One Lexington Reporter is going to make that act look like chump change.
Sometimes a TV news reporter will really touch you, it's rare when it touches the Reporter telling the story.
After reporting a story last year, WLEX Reporter Leigh Searcy decided to donate a kidney to anyone who needed it, even if it was a stranger.
Searcy does not know who the recipient was, but it was a woman "whom I'm told is doing very well and I'm happy for her."
Searcy, a WLEX-TV news reporter, told University of Kentucky Chandler Hospital officials that she would like to meet the recipient if the woman is willing. The meeting would be "wonderful;" however, Searcy said she understands if it never takes place.
"If I don't, I just hope my kidney is doing its job for her ... I just really hope it continues to work for her,'' Searcy said.
It is fair to say that Searcy never really thought of donating a kidney.
She had heard stories of people donating a kidney and she had covered stories of someone needing a transplant.
"But it never hit me as something I would do," she said.
That changed one day last year when she was reporting a story about a family that was reminiscent to hers. She met a couple who had two young children as she and her husband do.
The man was on a kidney dialysis schedule that regulated everything from going to the grocery to taking the kids to the park. He was on a strict diet. And he needed a kidney transplant.
"It's hard to explain," said Searcy. "But I left that home thinking, 'I'm going to get tested to see if I'm a match for him.'
"It's hard to explain," said Searcy. "But I left that home thinking, 'I'm going to get tested to see if I'm a match for him.'"
Searcy was not a match for that man, but she decided to continue with the testing to see whether she would be a match for someone else.
"I considered the risks," she recalled. "My father pointed out more than once the fact I have two young kids; what if something happened?"
Stephen Strup, the James F. Glenn Professor and chief of urology in the University of Kentucky College of Medicine, said it's unusual for someone to donate their kidney without having some knowledge of the recipient.
An estimated 365 people are waiting to have a kidney transplant at the University of Kentucky Chandler Hospital, said Lynne Polly, a living donor coordinator. There were about 20 living donors this year and 70 deceased donors. Of the living donors in 2013, only Searcy and one other donor did not know the recipient.

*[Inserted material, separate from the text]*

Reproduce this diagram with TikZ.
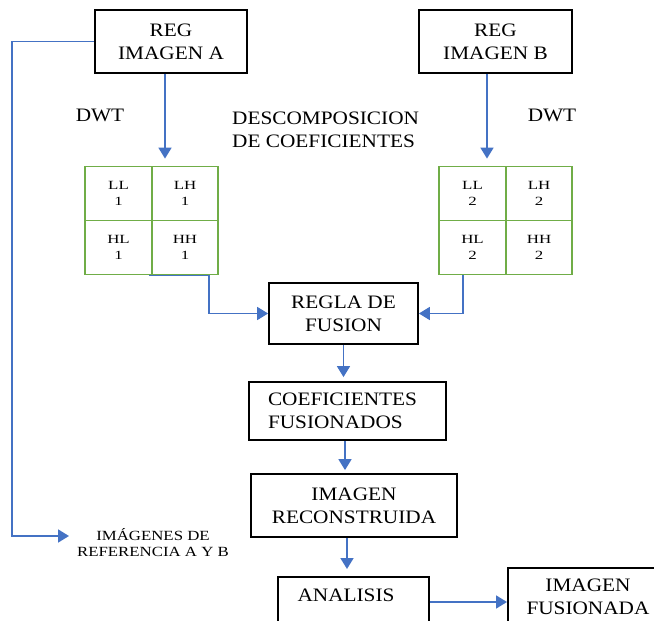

Said Searcy: "I was healthy, had healthy children and most importantly, had no family history of kidney problems. Why not help someone if I can? It was a very matter-of-fact decision for me."
Strup said he found Searcy to be "motivated and pleasant."
Donors need to be comfortable "with the decision to do it. And she was all along," said Polly.
"I don't think she had doubts about it ever," Polly said. "She wasn't ever hesitant. She was just practical about it, straightforward. She never said, 'What if, what if, what if.'"
She went into it "eyes wide open and really thought about it and felt like it was something she was called to do," said Strup.
A month before the surgery, when it was time to have a discussion with her 5-year-old daughter Olivia and 6-year-old son Reece, Searcy said she simplified her role as a kidney donor:
"It's like having two cookies and sharing one with someone who doesn't have one," she told them.